# [The problem]
Will you output all of the data below exactly, omitting the images?

---------- Material

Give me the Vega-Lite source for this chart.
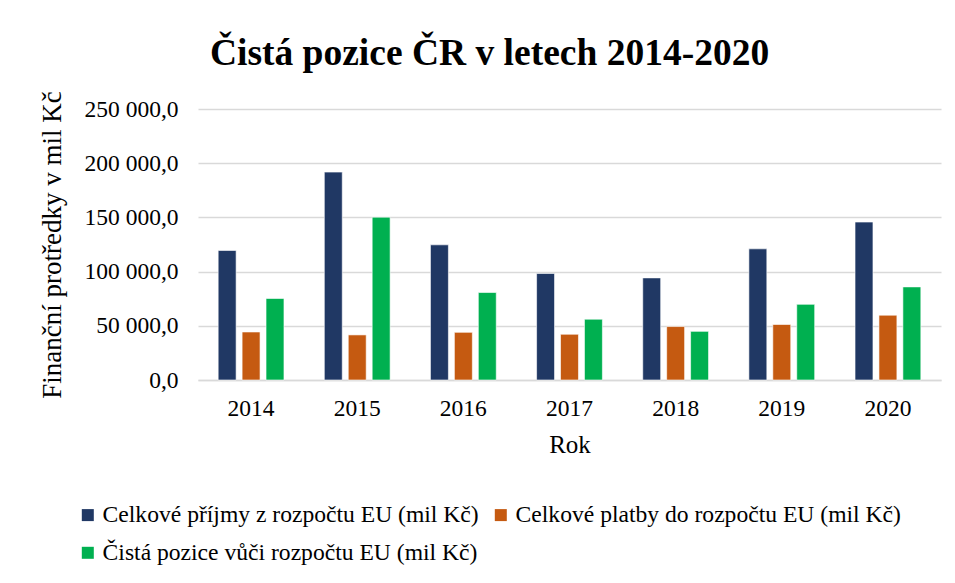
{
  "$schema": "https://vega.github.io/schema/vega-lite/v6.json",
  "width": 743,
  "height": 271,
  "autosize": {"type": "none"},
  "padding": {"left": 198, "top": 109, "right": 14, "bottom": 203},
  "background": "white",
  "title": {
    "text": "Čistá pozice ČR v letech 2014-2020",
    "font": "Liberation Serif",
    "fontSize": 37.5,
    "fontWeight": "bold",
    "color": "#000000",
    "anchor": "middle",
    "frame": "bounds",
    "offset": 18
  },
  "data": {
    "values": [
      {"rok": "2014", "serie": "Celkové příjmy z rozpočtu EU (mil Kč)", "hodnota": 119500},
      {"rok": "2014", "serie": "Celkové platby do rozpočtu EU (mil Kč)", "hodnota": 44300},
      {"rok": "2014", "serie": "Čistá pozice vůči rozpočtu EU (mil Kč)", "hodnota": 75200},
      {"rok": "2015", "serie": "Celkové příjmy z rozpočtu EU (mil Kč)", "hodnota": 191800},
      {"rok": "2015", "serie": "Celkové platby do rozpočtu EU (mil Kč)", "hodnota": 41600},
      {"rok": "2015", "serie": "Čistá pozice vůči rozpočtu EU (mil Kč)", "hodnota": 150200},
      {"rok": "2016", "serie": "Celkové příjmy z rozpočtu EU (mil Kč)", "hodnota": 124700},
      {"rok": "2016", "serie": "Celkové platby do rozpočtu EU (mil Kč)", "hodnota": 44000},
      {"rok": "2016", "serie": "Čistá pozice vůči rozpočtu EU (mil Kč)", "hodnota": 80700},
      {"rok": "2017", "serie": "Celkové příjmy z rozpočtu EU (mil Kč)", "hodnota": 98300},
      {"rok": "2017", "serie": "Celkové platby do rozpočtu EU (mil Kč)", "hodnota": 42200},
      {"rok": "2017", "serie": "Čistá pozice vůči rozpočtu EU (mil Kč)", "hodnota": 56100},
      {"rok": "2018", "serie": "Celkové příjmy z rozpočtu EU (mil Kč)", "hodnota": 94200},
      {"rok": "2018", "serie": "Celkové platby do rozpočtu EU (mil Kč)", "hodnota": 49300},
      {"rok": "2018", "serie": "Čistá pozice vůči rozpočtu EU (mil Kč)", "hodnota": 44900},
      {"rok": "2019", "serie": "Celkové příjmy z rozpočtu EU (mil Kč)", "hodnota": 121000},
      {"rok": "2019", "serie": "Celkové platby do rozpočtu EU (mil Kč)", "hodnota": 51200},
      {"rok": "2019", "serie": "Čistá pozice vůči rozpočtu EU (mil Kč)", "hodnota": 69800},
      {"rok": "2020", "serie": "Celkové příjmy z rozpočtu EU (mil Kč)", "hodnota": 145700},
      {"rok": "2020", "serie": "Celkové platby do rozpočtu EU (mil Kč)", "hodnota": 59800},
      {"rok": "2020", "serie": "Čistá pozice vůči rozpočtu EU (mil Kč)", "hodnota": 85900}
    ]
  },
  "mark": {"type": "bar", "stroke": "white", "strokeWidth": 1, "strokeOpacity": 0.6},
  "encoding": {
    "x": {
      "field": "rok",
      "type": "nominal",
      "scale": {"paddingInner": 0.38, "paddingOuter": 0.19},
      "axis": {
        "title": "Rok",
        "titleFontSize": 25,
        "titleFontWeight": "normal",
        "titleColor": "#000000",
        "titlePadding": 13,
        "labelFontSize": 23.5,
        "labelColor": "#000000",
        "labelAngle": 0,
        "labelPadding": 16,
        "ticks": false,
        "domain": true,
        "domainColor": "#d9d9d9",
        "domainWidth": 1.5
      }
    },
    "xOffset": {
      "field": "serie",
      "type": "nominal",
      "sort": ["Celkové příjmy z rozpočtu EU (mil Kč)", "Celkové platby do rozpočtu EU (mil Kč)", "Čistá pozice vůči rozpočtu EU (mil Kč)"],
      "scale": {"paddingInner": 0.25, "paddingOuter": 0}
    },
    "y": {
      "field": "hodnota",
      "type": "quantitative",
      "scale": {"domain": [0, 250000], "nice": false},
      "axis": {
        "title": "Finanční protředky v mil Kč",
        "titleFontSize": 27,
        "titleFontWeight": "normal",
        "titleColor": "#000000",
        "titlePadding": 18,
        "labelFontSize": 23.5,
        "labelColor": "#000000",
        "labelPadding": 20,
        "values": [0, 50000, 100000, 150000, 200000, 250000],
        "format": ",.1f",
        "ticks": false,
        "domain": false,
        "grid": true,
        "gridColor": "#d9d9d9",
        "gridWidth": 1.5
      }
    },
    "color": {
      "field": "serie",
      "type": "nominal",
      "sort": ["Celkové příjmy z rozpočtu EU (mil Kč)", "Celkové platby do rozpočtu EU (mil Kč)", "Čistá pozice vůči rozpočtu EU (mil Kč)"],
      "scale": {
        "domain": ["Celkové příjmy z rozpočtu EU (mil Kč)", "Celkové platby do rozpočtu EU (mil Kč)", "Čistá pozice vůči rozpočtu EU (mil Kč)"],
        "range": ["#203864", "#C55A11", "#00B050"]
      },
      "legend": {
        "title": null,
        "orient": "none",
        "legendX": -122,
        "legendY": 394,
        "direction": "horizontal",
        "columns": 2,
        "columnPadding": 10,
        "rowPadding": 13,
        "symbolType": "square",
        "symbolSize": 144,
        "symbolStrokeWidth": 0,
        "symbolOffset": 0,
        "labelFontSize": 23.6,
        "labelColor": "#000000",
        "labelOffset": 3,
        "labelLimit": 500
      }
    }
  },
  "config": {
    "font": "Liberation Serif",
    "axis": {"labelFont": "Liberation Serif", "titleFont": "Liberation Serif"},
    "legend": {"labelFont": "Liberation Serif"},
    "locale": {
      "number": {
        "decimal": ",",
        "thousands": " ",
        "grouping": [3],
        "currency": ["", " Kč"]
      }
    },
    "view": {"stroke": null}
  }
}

--------------------

# [Solution below]
Give me the Vega-Lite source for this chart.
{
  "$schema": "https://vega.github.io/schema/vega-lite/v6.json",
  "width": 743,
  "height": 271,
  "autosize": {"type": "none"},
  "padding": {"left": 198, "top": 109, "right": 14, "bottom": 203},
  "background": "white",
  "title": {
    "text": "Čistá pozice ČR v letech 2014-2020",
    "font": "Liberation Serif",
    "fontSize": 37.5,
    "fontWeight": "bold",
    "color": "#000000",
    "anchor": "middle",
    "frame": "bounds",
    "offset": 18
  },
  "data": {
    "values": [
      {"rok": "2014", "serie": "Celkové příjmy z rozpočtu EU (mil Kč)", "hodnota": 119500},
      {"rok": "2014", "serie": "Celkové platby do rozpočtu EU (mil Kč)", "hodnota": 44300},
      {"rok": "2014", "serie": "Čistá pozice vůči rozpočtu EU (mil Kč)", "hodnota": 75200},
      {"rok": "2015", "serie": "Celkové příjmy z rozpočtu EU (mil Kč)", "hodnota": 191800},
      {"rok": "2015", "serie": "Celkové platby do rozpočtu EU (mil Kč)", "hodnota": 41600},
      {"rok": "2015", "serie": "Čistá pozice vůči rozpočtu EU (mil Kč)", "hodnota": 150200},
      {"rok": "2016", "serie": "Celkové příjmy z rozpočtu EU (mil Kč)", "hodnota": 124700},
      {"rok": "2016", "serie": "Celkové platby do rozpočtu EU (mil Kč)", "hodnota": 44000},
      {"rok": "2016", "serie": "Čistá pozice vůči rozpočtu EU (mil Kč)", "hodnota": 80700},
      {"rok": "2017", "serie": "Celkové příjmy z rozpočtu EU (mil Kč)", "hodnota": 98300},
      {"rok": "2017", "serie": "Celkové platby do rozpočtu EU (mil Kč)", "hodnota": 42200},
      {"rok": "2017", "serie": "Čistá pozice vůči rozpočtu EU (mil Kč)", "hodnota": 56100},
      {"rok": "2018", "serie": "Celkové příjmy z rozpočtu EU (mil Kč)", "hodnota": 94200},
      {"rok": "2018", "serie": "Celkové platby do rozpočtu EU (mil Kč)", "hodnota": 49300},
      {"rok": "2018", "serie": "Čistá pozice vůči rozpočtu EU (mil Kč)", "hodnota": 44900},
      {"rok": "2019", "serie": "Celkové příjmy z rozpočtu EU (mil Kč)", "hodnota": 121000},
      {"rok": "2019", "serie": "Celkové platby do rozpočtu EU (mil Kč)", "hodnota": 51200},
      {"rok": "2019", "serie": "Čistá pozice vůči rozpočtu EU (mil Kč)", "hodnota": 69800},
      {"rok": "2020", "serie": "Celkové příjmy z rozpočtu EU (mil Kč)", "hodnota": 145700},
      {"rok": "2020", "serie": "Celkové platby do rozpočtu EU (mil Kč)", "hodnota": 59800},
      {"rok": "2020", "serie": "Čistá pozice vůči rozpočtu EU (mil Kč)", "hodnota": 85900}
    ]
  },
  "mark": {"type": "bar", "stroke": "white", "strokeWidth": 1, "strokeOpacity": 0.6},
  "encoding": {
    "x": {
      "field": "rok",
      "type": "nominal",
      "scale": {"paddingInner": 0.38, "paddingOuter": 0.19},
      "axis": {
        "title": "Rok",
        "titleFontSize": 25,
        "titleFontWeight": "normal",
        "titleColor": "#000000",
        "titlePadding": 13,
        "labelFontSize": 23.5,
        "labelColor": "#000000",
        "labelAngle": 0,
        "labelPadding": 16,
        "ticks": false,
        "domain": true,
        "domainColor": "#d9d9d9",
        "domainWidth": 1.5
      }
    },
    "xOffset": {
      "field": "serie",
      "type": "nominal",
      "sort": ["Celkové příjmy z rozpočtu EU (mil Kč)", "Celkové platby do rozpočtu EU (mil Kč)", "Čistá pozice vůči rozpočtu EU (mil Kč)"],
      "scale": {"paddingInner": 0.25, "paddingOuter": 0}
    },
    "y": {
      "field": "hodnota",
      "type": "quantitative",
      "scale": {"domain": [0, 250000], "nice": false},
      "axis": {
        "title": "Finanční protředky v mil Kč",
        "titleFontSize": 27,
        "titleFontWeight": "normal",
        "titleColor": "#000000",
        "titlePadding": 18,
        "labelFontSize": 23.5,
        "labelColor": "#000000",
        "labelPadding": 20,
        "values": [0, 50000, 100000, 150000, 200000, 250000],
        "format": ",.1f",
        "ticks": false,
        "domain": false,
        "grid": true,
        "gridColor": "#d9d9d9",
        "gridWidth": 1.5
      }
    },
    "color": {
      "field": "serie",
      "type": "nominal",
      "sort": ["Celkové příjmy z rozpočtu EU (mil Kč)", "Celkové platby do rozpočtu EU (mil Kč)", "Čistá pozice vůči rozpočtu EU (mil Kč)"],
      "scale": {
        "domain": ["Celkové příjmy z rozpočtu EU (mil Kč)", "Celkové platby do rozpočtu EU (mil Kč)", "Čistá pozice vůči rozpočtu EU (mil Kč)"],
        "range": ["#203864", "#C55A11", "#00B050"]
      },
      "legend": {
        "title": null,
        "orient": "none",
        "legendX": -122,
        "legendY": 394,
        "direction": "horizontal",
        "columns": 2,
        "columnPadding": 10,
        "rowPadding": 13,
        "symbolType": "square",
        "symbolSize": 144,
        "symbolStrokeWidth": 0,
        "symbolOffset": 0,
        "labelFontSize": 23.6,
        "labelColor": "#000000",
        "labelOffset": 3,
        "labelLimit": 500
      }
    }
  },
  "config": {
    "font": "Liberation Serif",
    "axis": {"labelFont": "Liberation Serif", "titleFont": "Liberation Serif"},
    "legend": {"labelFont": "Liberation Serif"},
    "locale": {
      "number": {
        "decimal": ",",
        "thousands": " ",
        "grouping": [3],
        "currency": ["", " Kč"]
      }
    },
    "view": {"stroke": null}
  }
}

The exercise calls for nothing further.